What Are the Factors That Affect Enzyme Catalysis?

The factors that affect enzyme catalysis (that is, enzyme activity) will definitely affect the rate of enzymatic reactions, but the factors that affect the rate of enzymatic reactions do not necessarily affect the catalysis. pH, temperature, ultraviolet light, heavy metal salts, inhibitors, activators, etc. will affect the catalysis and the rate of enzymatic reactions. The concentration of the enzyme, the concentration of the substrate, etc. will not affect the enzyme catalysis, but can affect the rate of the enzymatic reaction. Factors affecting enzyme catalysis are:

Effect of temperature on enzyme activity
Temperature has a great influence on the speed of enzymatic reaction, and it has a dual effect:

As with non-enzymatic chemical reactions, when the temperature rises, the number of activated molecules increases, and the enzymatic reaction speeds up. For many enzymes, the temperature coefficient Q10 is mostly 1 to 2, which means that every time the reaction temperature is increased by 10°C, the enzyme reaction speed increases by 1 to 2 times.

Since the enzyme is a protein, the enzyme gradually denatures as the temperature rises, that is, the reaction speed of the enzyme is reduced by the decrease of the enzyme activity. Use temperature (T) as the abscissa and enzymatic reaction speed (V) as the ordinate to draw the graph, and the resulting curve is a slightly inclined bell jar shape.

The temperature corresponding to the peak of the curve is called the optimum temperature. The optimum temperature is the result of the double influence of the above temperature on the enzyme reaction.

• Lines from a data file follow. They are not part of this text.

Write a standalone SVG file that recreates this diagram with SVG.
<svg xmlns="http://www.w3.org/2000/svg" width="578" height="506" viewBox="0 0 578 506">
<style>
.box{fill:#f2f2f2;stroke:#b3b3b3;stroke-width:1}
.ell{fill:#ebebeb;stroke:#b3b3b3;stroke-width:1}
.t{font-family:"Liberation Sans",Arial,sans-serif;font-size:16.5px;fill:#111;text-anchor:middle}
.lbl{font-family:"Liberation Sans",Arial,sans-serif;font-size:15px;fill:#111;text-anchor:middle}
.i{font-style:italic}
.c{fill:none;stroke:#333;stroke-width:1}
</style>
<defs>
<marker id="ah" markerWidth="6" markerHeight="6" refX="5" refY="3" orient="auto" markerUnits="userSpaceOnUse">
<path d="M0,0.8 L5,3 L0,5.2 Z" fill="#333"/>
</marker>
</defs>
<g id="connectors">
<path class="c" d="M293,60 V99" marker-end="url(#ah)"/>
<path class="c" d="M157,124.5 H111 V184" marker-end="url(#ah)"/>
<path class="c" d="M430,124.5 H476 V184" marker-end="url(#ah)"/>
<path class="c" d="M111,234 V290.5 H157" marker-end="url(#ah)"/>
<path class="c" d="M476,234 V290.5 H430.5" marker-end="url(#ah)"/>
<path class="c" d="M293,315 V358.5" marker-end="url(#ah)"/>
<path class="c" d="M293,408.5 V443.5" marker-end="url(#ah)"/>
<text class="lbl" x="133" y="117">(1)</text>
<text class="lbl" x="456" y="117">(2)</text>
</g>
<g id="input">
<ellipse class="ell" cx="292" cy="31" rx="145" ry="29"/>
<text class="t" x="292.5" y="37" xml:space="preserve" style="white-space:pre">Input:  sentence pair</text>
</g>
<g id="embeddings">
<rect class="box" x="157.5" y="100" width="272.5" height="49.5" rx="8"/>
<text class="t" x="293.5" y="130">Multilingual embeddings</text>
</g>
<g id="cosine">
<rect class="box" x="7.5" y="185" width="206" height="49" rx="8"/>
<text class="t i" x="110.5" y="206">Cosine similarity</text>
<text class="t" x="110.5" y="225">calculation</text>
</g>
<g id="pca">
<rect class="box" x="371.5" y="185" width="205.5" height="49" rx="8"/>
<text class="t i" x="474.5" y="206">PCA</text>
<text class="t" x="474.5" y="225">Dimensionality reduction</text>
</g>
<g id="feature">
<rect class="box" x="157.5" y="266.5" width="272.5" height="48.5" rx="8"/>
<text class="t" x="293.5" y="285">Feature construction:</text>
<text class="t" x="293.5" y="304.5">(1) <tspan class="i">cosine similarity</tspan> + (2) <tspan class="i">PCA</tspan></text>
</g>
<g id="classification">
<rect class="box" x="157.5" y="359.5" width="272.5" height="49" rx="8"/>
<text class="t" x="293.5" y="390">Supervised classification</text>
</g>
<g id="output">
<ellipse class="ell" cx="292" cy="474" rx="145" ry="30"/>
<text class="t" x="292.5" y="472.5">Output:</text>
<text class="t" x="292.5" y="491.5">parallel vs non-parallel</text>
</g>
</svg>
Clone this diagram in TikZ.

When the temperature is lower than the optimum temperature, the former effect is dominant; when the temperature is higher than the optimum temperature, the latter effect is dominant, so the enzyme activity is quickly lost and the reaction speed drops quickly.

Effect of pH on enzyme activity
The reason why pH affects the speed of enzymatic reaction:

Over-acid or over-alkali environments will affect the conformation of the enzyme protein and denature and inactivate the enzyme itself.

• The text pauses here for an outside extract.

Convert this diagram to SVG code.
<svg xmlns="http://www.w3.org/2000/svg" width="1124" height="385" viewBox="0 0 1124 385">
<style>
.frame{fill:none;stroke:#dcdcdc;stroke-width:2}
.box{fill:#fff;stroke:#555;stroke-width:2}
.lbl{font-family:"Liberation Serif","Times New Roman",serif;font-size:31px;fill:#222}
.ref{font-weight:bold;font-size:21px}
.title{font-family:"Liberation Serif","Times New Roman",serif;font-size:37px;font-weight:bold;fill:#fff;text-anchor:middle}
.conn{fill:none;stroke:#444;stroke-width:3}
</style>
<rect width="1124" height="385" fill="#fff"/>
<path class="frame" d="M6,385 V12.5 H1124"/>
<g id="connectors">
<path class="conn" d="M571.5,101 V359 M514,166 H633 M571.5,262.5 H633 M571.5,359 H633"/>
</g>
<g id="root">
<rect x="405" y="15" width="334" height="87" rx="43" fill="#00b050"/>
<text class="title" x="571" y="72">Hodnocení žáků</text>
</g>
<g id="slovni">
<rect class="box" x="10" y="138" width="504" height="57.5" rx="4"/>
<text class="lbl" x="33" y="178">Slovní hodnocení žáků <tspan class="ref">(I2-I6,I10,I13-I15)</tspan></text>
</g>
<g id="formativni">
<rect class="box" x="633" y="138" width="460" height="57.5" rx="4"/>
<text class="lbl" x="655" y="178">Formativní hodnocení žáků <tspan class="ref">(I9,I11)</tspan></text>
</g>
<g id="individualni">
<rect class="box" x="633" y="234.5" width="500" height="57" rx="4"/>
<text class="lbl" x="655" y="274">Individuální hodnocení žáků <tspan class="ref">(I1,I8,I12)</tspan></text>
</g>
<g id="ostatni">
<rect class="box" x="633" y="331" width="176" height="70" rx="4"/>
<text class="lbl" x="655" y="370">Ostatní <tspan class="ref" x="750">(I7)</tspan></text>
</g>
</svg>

pH affects the dissociation of the polar groups on the side chain of the enzyme molecule, changing their charged state, and changing the structure of the active center of the enzyme. At the optimum pH, the dissociation state of the related groups on the active center of the enzyme molecule is most suitable for binding to the substrate. When the pH is higher or lower than the optimum pH, the dissociation state of the related groups on the active center changes, and the binding force between the enzyme and the substrate decreases, and the enzyme reaction speed decreases.

pH can affect the dissociation of substrate molecules. It is conceivable that certain groups on the substrate molecule are only suitable for binding and reacting with the enzyme under a certain dissociation state. If the change of pH affects the dissociation of these groups, making them unsuitable for binding with enzymes, the reaction speed will also slow down.

Enzyme concentration
In the case of sufficient substrate and not affected by other factors, the enzymatic reaction rate is directly proportional to the enzyme concentration. When the concentration of substrate molecules is sufficient, the more enzyme molecules, the faster the substrate conversion rate. But in fact, when the enzyme concentration is high, this relationship is not maintained, and the curve gradually tends to be flat. According to analysis, this may be caused by the high concentration of substrate entrained with many inhibitors.

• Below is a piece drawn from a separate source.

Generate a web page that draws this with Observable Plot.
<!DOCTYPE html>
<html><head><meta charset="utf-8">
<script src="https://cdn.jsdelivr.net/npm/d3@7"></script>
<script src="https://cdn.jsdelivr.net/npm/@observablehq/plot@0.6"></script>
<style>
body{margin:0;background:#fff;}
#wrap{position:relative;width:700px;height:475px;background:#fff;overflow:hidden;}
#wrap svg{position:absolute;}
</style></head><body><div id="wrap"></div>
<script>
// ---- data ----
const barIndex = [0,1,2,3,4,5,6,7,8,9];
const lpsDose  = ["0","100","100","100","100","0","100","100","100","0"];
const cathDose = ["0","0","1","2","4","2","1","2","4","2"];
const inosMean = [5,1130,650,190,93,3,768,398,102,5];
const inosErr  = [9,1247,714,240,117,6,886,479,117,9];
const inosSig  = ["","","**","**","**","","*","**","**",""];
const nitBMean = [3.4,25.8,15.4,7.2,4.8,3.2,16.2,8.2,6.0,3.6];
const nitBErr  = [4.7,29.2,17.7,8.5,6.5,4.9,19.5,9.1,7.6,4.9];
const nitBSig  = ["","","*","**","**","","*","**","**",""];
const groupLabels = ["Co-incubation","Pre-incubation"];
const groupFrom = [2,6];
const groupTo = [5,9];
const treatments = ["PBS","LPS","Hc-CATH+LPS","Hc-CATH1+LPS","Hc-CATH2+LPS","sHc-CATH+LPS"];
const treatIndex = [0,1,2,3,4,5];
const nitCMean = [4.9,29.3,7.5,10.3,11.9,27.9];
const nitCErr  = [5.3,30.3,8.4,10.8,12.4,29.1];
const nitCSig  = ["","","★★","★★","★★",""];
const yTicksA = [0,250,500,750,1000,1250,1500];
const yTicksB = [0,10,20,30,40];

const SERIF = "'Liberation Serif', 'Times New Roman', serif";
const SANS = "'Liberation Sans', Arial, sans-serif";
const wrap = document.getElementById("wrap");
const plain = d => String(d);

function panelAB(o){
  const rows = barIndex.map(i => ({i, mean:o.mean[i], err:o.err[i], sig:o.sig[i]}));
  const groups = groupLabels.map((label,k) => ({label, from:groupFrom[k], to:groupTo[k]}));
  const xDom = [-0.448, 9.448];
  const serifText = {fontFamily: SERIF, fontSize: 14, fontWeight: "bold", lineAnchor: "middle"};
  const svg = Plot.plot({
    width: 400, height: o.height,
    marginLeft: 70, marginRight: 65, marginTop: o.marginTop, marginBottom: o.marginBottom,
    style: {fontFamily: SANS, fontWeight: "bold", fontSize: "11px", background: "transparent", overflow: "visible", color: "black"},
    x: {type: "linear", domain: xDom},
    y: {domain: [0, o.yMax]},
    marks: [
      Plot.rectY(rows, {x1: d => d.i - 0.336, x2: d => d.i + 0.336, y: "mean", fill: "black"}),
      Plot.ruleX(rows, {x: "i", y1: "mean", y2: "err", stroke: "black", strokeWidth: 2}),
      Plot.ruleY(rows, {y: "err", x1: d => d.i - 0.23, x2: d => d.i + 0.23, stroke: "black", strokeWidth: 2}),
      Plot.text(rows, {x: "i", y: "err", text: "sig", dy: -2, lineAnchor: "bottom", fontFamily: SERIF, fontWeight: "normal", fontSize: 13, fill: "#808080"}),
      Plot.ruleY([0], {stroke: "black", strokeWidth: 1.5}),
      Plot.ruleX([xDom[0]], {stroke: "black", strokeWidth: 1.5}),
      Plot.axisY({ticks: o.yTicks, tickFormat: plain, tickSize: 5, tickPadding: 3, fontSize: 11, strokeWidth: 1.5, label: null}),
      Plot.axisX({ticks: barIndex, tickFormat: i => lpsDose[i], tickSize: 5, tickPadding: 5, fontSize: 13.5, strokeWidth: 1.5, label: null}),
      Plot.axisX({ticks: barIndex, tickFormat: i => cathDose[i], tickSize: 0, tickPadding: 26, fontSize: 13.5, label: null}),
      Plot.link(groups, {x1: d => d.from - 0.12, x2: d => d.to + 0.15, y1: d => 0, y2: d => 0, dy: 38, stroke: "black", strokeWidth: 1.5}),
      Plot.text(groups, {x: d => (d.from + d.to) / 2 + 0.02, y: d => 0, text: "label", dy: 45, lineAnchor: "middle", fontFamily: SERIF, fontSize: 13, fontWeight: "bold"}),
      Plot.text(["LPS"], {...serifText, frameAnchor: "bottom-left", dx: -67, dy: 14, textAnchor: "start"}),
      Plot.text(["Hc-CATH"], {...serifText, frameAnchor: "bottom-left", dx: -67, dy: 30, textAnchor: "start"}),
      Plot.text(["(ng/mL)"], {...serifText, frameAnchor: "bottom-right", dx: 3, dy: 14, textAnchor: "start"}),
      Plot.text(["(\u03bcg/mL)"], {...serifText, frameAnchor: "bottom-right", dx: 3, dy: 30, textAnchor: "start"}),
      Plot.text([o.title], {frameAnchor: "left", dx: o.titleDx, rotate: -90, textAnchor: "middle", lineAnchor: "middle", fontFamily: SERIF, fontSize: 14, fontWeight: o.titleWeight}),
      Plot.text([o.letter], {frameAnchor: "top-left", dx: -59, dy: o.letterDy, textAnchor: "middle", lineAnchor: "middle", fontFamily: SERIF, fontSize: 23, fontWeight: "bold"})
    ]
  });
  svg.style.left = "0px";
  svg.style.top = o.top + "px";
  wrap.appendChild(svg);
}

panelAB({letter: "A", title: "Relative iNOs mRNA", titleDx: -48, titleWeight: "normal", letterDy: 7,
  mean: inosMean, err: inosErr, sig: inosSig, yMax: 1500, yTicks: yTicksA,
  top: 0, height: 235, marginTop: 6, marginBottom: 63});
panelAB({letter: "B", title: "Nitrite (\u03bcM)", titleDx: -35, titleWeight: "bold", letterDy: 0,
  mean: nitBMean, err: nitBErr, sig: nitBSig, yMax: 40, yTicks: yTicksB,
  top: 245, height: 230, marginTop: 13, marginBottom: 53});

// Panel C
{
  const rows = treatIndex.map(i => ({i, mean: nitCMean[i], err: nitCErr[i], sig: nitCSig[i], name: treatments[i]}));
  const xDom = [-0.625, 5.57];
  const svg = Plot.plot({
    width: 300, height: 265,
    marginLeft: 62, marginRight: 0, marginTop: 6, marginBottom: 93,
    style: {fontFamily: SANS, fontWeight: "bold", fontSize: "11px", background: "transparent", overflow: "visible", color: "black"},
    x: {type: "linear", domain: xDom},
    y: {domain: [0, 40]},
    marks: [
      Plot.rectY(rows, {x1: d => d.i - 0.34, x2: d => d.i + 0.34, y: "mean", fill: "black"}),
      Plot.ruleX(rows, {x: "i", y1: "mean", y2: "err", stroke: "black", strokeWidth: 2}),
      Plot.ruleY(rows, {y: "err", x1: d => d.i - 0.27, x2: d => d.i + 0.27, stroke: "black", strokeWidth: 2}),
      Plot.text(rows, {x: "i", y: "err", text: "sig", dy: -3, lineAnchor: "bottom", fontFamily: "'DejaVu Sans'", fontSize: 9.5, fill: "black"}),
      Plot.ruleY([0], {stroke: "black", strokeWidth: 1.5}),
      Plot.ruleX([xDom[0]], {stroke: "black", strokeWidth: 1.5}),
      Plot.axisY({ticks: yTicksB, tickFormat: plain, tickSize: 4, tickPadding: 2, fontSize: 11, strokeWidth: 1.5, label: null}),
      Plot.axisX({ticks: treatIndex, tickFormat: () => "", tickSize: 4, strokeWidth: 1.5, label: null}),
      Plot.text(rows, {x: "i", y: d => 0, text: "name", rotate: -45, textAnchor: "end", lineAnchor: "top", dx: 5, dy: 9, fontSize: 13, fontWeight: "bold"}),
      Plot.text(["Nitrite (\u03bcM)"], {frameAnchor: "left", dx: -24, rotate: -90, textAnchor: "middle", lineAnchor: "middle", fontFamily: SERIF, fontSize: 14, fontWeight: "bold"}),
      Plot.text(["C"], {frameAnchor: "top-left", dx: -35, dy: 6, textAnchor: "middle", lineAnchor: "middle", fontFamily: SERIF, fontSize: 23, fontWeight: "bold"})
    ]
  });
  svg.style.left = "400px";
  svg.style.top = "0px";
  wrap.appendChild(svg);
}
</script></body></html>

When the temperature and pH of the enzymatic reaction system remain unchanged, and the substrate concentration is large enough to saturate the enzyme, the reaction speed is proportional to the enzyme concentration. Because in the enzymatic reaction, the enzyme molecule first interacts with the substrate molecule to generate an activated intermediate product (or activation complex), which is then transformed into the final product. In the case of sufficient substrate excess, it is conceivable that the greater the number of enzymes, the more intermediate products will be produced and the faster the reaction rate will be. On the contrary, if the substrate is insufficient in the reaction system and the enzyme molecules are excessive, the existing enzyme molecules have not yet played a role, and the number of intermediate products is less than the number of free enzyme molecules. In this case, increasing the enzyme concentration will not increase the speed of the enzymatic reaction.

Substrate concentration
In the biochemical reaction, if the concentration of the enzyme is a constant value and the initial concentration of the substrate is low, the enzymatic reaction speed is proportional to the substrate concentration, that is, it increases with the increase of the substrate concentration. When all the enzymes are combined with the substrate to form an intermediate product, even if the substrate concentration is increased, the intermediate product concentration will not increase, and the enzymatic reaction speed will not increase.

It can also be concluded that under the same conditions of the substrate concentration, the enzymatic reaction rate is directly proportional to the initial concentration of the enzyme. The greater the initial concentration of the enzyme, the greater the enzymatic reaction rate.